The complaint cites the official Second Party Opinion on JBS’ Sustainability-Linked Securities that concluded that the bonds “were not material to the whole corporate value chain as the KPI does not include Scope 3 emission,” which are responsible for an estimated 97% of the company’s footprint.
Our complaint – the first against a Sustainability-Linked Bond – highlights that since 2017 JBS has concealed the true scale of its emissions footprint, by failing to disclose the number of animals it slaughters every year, which are the primary source of its greenhouse gas (GHG) emissions. These Scope 3 emissions relate to animals in its supply chain – from deforestation, methane, and land use change to rear cattle on the thousands of farms and feedlots, which directly and indirectly produce meat for JBS in Brazil, the United States and beyond.
Despite JBS’ claims, the complaint shows that JBS is heading in the opposite direction when it comes to reaching net zero by 2040. The complaint argues that JBS omitted material information in its bond offering and investor presentations about its Scope 3 emissions. The most recent published analysis shows that instead of JBS’ emissions footprint shrinking, it is estimated to have grown by between 17% and 56% between 2016 and 2021, to 288 million metric tons CO2 equivalent in 2021, and may be as high as 541 million metric tons CO2. For context, JBS’ estimated total emissions of 288 mmt CO2 in 2021 exceed the entire emissions of Spain.

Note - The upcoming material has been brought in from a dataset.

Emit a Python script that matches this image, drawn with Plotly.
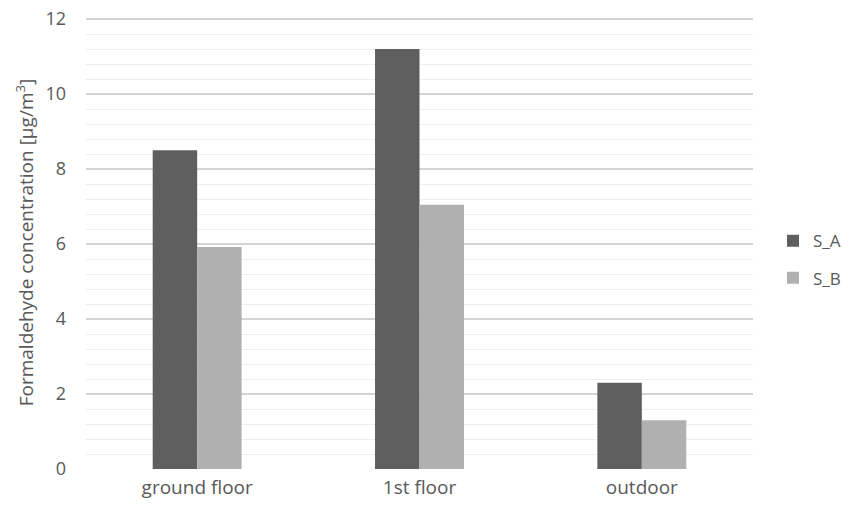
import plotly.graph_objects as go

categories = ["ground floor", "1st floor", "outdoor"]
s_a = [8.5, 11.2, 2.3]
s_b = [5.92, 7.05, 1.3]
series_names = ["S_A", "S_B"]
tick_vals = [0, 2, 4, 6, 8, 10, 12]

FONT = "Open Sans"

fig = go.Figure()
fig.add_trace(go.Bar(x=categories, y=s_a, name=series_names[0],
                     marker=dict(color="#5f5f5f", line=dict(width=0)),
                     legendgroup="a"))
fig.add_trace(go.Bar(x=categories, y=s_b, name=series_names[1],
                     marker=dict(color="#b0b0b0", line=dict(width=0)),
                     legendgroup="b"))

fig.update_layout(
    width=857, height=509,
    margin=dict(l=86, r=104, t=16, b=40, autoexpand=False),
    plot_bgcolor="white", paper_bgcolor="white",
    barmode="group", bargap=0.6, bargroupgap=0,
    font=dict(family=FONT, color="#595959", size=17),
    legend=dict(x=1.03, xanchor="left", y=0.462, yanchor="middle",
                font=dict(size=17, color="#595959"),
                tracegroupgap=12, itemwidth=30),
    xaxis=dict(showgrid=False, showline=False, ticks="", automargin=False,
               ticklabelstandoff=5,
               tickfont=dict(size=19, color="#595959")),
    yaxis=dict(range=[0, 12.08], tickvals=tick_vals, automargin=False,
               showgrid=True, gridcolor="#d4d4d4", gridwidth=1.5,
               zeroline=False, showline=False, ticks="",
               ticklen=0, ticklabelstandoff=19,
               ticklabeloverflow="allow",
               tickfont=dict(size=18, color="#595959"),
               minor=dict(dtick=0.4, showgrid=True, gridcolor="#eeeeee", gridwidth=1),
               title=dict(text="Formaldehyde concentration [µg/m<sup>3</sup>]",
                          font=dict(size=19, color="#595959"), standoff=6)),
)

fig.write_html("out.html", post_script="document.body.style.margin='0';",
               config={"displayModeBar": False})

Alex Wijeratna, Senior Director at Mighty Earth, said:
“This is greenwashing so severe that we hope the SEC investigates it as securities fraud. We’re urging the SEC to conduct a full investigation into these $3.2 billion of JBS green bonds, in order to protect investors from wrongdoers who mislead, conceal, and massively under-report their climate emissions.”
Kevin Galbraith, attorney for Mighty Earth and the whistleblower, said:
“JBS’ long history of corporate misconduct – resulting in billions of dollars in fines from several governmental agencies and yet no apparent modification of its behavior – make plain that the company needs more than a slap on the wrist. These facts require an energetic investigation of the material misrepresentations that we have alleged in the whistleblower complaint. JBS’ greenwashing achieved its desired effect: the company accessed U.S. capital markets to raise billions from unsuspecting investors, including asset managers who had signed on to a pledge to avoid issuers whose conduct fuels climate change. We are confident that when the SEC’s Climate and ESG Task Force carefully examines what has happened here, it will take appropriate action to hold JBS accountable and ensure that it lives up to its environmental promises.”
Indigenous activist and filmaker, Edivan Guajajara, who supported the SEC submission, said:
“For too long big business has held all the power, deforesting at will in the Amazon to rear cattle or grow soy, on land taken from Indigenous communities. The tide is turning and we’re seeing more organizations willing to call out bad practice and pursue legal challenges. We support this, as none of us can fight this alone.”